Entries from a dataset
::::

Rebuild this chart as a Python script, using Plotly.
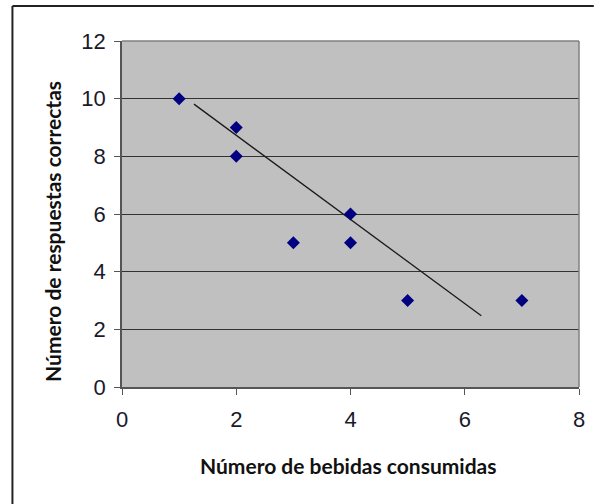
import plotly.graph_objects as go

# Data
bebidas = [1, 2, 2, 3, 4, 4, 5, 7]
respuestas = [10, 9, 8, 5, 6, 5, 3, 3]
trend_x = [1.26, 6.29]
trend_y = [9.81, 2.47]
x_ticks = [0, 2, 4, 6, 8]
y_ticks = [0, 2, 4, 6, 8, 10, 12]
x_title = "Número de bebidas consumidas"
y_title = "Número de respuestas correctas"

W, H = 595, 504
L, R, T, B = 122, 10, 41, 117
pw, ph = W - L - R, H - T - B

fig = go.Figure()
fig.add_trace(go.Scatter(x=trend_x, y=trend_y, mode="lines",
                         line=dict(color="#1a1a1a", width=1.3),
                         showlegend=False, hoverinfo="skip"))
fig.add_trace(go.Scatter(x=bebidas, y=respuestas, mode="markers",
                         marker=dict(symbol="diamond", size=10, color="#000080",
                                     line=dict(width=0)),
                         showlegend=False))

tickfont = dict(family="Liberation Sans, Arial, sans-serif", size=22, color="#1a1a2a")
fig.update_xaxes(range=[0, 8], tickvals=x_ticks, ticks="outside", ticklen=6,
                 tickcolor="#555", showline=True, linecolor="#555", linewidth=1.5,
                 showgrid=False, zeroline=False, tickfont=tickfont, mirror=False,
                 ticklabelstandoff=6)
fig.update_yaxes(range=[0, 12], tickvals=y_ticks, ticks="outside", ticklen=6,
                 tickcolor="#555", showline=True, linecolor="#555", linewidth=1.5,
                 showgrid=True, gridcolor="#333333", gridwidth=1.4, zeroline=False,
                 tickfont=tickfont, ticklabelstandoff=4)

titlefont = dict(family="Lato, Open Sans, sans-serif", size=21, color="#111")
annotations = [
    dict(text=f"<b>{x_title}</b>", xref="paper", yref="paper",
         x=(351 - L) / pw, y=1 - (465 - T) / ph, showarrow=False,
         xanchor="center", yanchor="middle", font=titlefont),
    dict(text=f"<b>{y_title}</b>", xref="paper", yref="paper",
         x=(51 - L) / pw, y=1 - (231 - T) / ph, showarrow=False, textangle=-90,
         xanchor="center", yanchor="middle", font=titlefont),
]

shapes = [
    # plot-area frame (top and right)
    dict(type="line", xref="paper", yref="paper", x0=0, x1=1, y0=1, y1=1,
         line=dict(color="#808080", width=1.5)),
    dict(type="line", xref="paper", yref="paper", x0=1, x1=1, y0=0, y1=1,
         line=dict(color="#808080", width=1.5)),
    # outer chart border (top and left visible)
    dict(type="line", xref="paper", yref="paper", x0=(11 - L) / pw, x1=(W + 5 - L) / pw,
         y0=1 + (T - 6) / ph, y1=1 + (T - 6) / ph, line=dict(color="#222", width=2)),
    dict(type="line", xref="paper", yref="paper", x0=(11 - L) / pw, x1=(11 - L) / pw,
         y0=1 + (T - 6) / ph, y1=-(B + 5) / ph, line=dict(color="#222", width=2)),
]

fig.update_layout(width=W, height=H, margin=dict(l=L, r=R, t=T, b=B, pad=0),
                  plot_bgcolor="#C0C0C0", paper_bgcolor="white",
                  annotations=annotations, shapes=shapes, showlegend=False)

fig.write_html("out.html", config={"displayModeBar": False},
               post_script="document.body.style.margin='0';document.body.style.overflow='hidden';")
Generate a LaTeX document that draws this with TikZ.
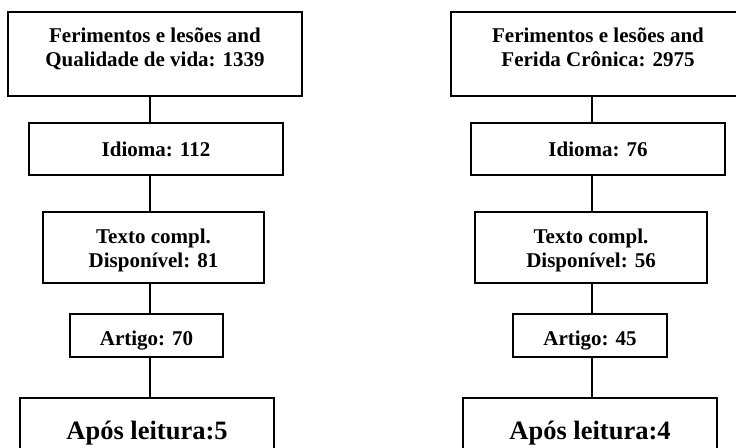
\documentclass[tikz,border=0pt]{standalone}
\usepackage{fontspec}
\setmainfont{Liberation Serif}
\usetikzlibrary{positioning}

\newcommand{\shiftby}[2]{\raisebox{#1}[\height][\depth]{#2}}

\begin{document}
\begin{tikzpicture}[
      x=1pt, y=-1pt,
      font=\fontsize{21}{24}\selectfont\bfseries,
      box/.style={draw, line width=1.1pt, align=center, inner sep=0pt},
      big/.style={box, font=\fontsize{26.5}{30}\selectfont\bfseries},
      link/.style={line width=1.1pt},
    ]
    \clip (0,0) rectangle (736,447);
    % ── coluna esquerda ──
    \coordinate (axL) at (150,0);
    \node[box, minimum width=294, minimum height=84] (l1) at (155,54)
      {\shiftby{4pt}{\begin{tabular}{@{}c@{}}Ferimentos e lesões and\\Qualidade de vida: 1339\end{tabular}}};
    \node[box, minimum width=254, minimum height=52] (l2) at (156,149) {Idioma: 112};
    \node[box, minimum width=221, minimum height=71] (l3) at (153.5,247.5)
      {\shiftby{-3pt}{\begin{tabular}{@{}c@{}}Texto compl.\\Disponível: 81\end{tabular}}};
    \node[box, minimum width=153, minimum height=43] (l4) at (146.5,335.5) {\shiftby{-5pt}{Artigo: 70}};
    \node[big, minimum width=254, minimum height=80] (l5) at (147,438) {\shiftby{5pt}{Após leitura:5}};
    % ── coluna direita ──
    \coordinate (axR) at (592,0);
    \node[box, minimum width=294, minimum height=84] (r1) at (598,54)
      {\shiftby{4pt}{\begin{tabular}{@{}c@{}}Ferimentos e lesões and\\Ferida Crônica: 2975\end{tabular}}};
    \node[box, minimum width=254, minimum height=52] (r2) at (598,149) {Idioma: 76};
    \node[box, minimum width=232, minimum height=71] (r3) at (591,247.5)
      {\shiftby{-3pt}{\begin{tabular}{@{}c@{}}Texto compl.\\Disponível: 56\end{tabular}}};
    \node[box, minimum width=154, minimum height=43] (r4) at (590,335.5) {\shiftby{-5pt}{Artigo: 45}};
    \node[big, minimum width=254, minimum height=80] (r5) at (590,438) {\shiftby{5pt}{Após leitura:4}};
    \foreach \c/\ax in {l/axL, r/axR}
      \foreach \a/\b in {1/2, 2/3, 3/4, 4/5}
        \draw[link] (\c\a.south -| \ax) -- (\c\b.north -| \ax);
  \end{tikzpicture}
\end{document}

::::

▶ Exercise goal
Leave out the pictures and retype every line above exactly.

▶ Result below
Rebuild this chart as a Python script, using Plotly.
import plotly.graph_objects as go

# Data
bebidas = [1, 2, 2, 3, 4, 4, 5, 7]
respuestas = [10, 9, 8, 5, 6, 5, 3, 3]
trend_x = [1.26, 6.29]
trend_y = [9.81, 2.47]
x_ticks = [0, 2, 4, 6, 8]
y_ticks = [0, 2, 4, 6, 8, 10, 12]
x_title = "Número de bebidas consumidas"
y_title = "Número de respuestas correctas"

W, H = 595, 504
L, R, T, B = 122, 10, 41, 117
pw, ph = W - L - R, H - T - B

fig = go.Figure()
fig.add_trace(go.Scatter(x=trend_x, y=trend_y, mode="lines",
                         line=dict(color="#1a1a1a", width=1.3),
                         showlegend=False, hoverinfo="skip"))
fig.add_trace(go.Scatter(x=bebidas, y=respuestas, mode="markers",
                         marker=dict(symbol="diamond", size=10, color="#000080",
                                     line=dict(width=0)),
                         showlegend=False))

tickfont = dict(family="Liberation Sans, Arial, sans-serif", size=22, color="#1a1a2a")
fig.update_xaxes(range=[0, 8], tickvals=x_ticks, ticks="outside", ticklen=6,
                 tickcolor="#555", showline=True, linecolor="#555", linewidth=1.5,
                 showgrid=False, zeroline=False, tickfont=tickfont, mirror=False,
                 ticklabelstandoff=6)
fig.update_yaxes(range=[0, 12], tickvals=y_ticks, ticks="outside", ticklen=6,
                 tickcolor="#555", showline=True, linecolor="#555", linewidth=1.5,
                 showgrid=True, gridcolor="#333333", gridwidth=1.4, zeroline=False,
                 tickfont=tickfont, ticklabelstandoff=4)

titlefont = dict(family="Lato, Open Sans, sans-serif", size=21, color="#111")
annotations = [
    dict(text=f"<b>{x_title}</b>", xref="paper", yref="paper",
         x=(351 - L) / pw, y=1 - (465 - T) / ph, showarrow=False,
         xanchor="center", yanchor="middle", font=titlefont),
    dict(text=f"<b>{y_title}</b>", xref="paper", yref="paper",
         x=(51 - L) / pw, y=1 - (231 - T) / ph, showarrow=False, textangle=-90,
         xanchor="center", yanchor="middle", font=titlefont),
]

shapes = [
    # plot-area frame (top and right)
    dict(type="line", xref="paper", yref="paper", x0=0, x1=1, y0=1, y1=1,
         line=dict(color="#808080", width=1.5)),
    dict(type="line", xref="paper", yref="paper", x0=1, x1=1, y0=0, y1=1,
         line=dict(color="#808080", width=1.5)),
    # outer chart border (top and left visible)
    dict(type="line", xref="paper", yref="paper", x0=(11 - L) / pw, x1=(W + 5 - L) / pw,
         y0=1 + (T - 6) / ph, y1=1 + (T - 6) / ph, line=dict(color="#222", width=2)),
    dict(type="line", xref="paper", yref="paper", x0=(11 - L) / pw, x1=(11 - L) / pw,
         y0=1 + (T - 6) / ph, y1=-(B + 5) / ph, line=dict(color="#222", width=2)),
]

fig.update_layout(width=W, height=H, margin=dict(l=L, r=R, t=T, b=B, pad=0),
                  plot_bgcolor="#C0C0C0", paper_bgcolor="white",
                  annotations=annotations, shapes=shapes, showlegend=False)

fig.write_html("out.html", config={"displayModeBar": False},
               post_script="document.body.style.margin='0';document.body.style.overflow='hidden';")
Generate a LaTeX document that draws this with TikZ.
\documentclass[tikz,border=0pt]{standalone}
\usepackage{fontspec}
\setmainfont{Liberation Serif}
\usetikzlibrary{positioning}

\newcommand{\shiftby}[2]{\raisebox{#1}[\height][\depth]{#2}}

\begin{document}
\begin{tikzpicture}[
      x=1pt, y=-1pt,
      font=\fontsize{21}{24}\selectfont\bfseries,
      box/.style={draw, line width=1.1pt, align=center, inner sep=0pt},
      big/.style={box, font=\fontsize{26.5}{30}\selectfont\bfseries},
      link/.style={line width=1.1pt},
    ]
    \clip (0,0) rectangle (736,447);
    % ── coluna esquerda ──
    \coordinate (axL) at (150,0);
    \node[box, minimum width=294, minimum height=84] (l1) at (155,54)
      {\shiftby{4pt}{\begin{tabular}{@{}c@{}}Ferimentos e lesões and\\Qualidade de vida: 1339\end{tabular}}};
    \node[box, minimum width=254, minimum height=52] (l2) at (156,149) {Idioma: 112};
    \node[box, minimum width=221, minimum height=71] (l3) at (153.5,247.5)
      {\shiftby{-3pt}{\begin{tabular}{@{}c@{}}Texto compl.\\Disponível: 81\end{tabular}}};
    \node[box, minimum width=153, minimum height=43] (l4) at (146.5,335.5) {\shiftby{-5pt}{Artigo: 70}};
    \node[big, minimum width=254, minimum height=80] (l5) at (147,438) {\shiftby{5pt}{Após leitura:5}};
    % ── coluna direita ──
    \coordinate (axR) at (592,0);
    \node[box, minimum width=294, minimum height=84] (r1) at (598,54)
      {\shiftby{4pt}{\begin{tabular}{@{}c@{}}Ferimentos e lesões and\\Ferida Crônica: 2975\end{tabular}}};
    \node[box, minimum width=254, minimum height=52] (r2) at (598,149) {Idioma: 76};
    \node[box, minimum width=232, minimum height=71] (r3) at (591,247.5)
      {\shiftby{-3pt}{\begin{tabular}{@{}c@{}}Texto compl.\\Disponível: 56\end{tabular}}};
    \node[box, minimum width=154, minimum height=43] (r4) at (590,335.5) {\shiftby{-5pt}{Artigo: 45}};
    \node[big, minimum width=254, minimum height=80] (r5) at (590,438) {\shiftby{5pt}{Após leitura:4}};
    \foreach \c/\ax in {l/axL, r/axR}
      \foreach \a/\b in {1/2, 2/3, 3/4, 4/5}
        \draw[link] (\c\a.south -| \ax) -- (\c\b.north -| \ax);
  \end{tikzpicture}
\end{document}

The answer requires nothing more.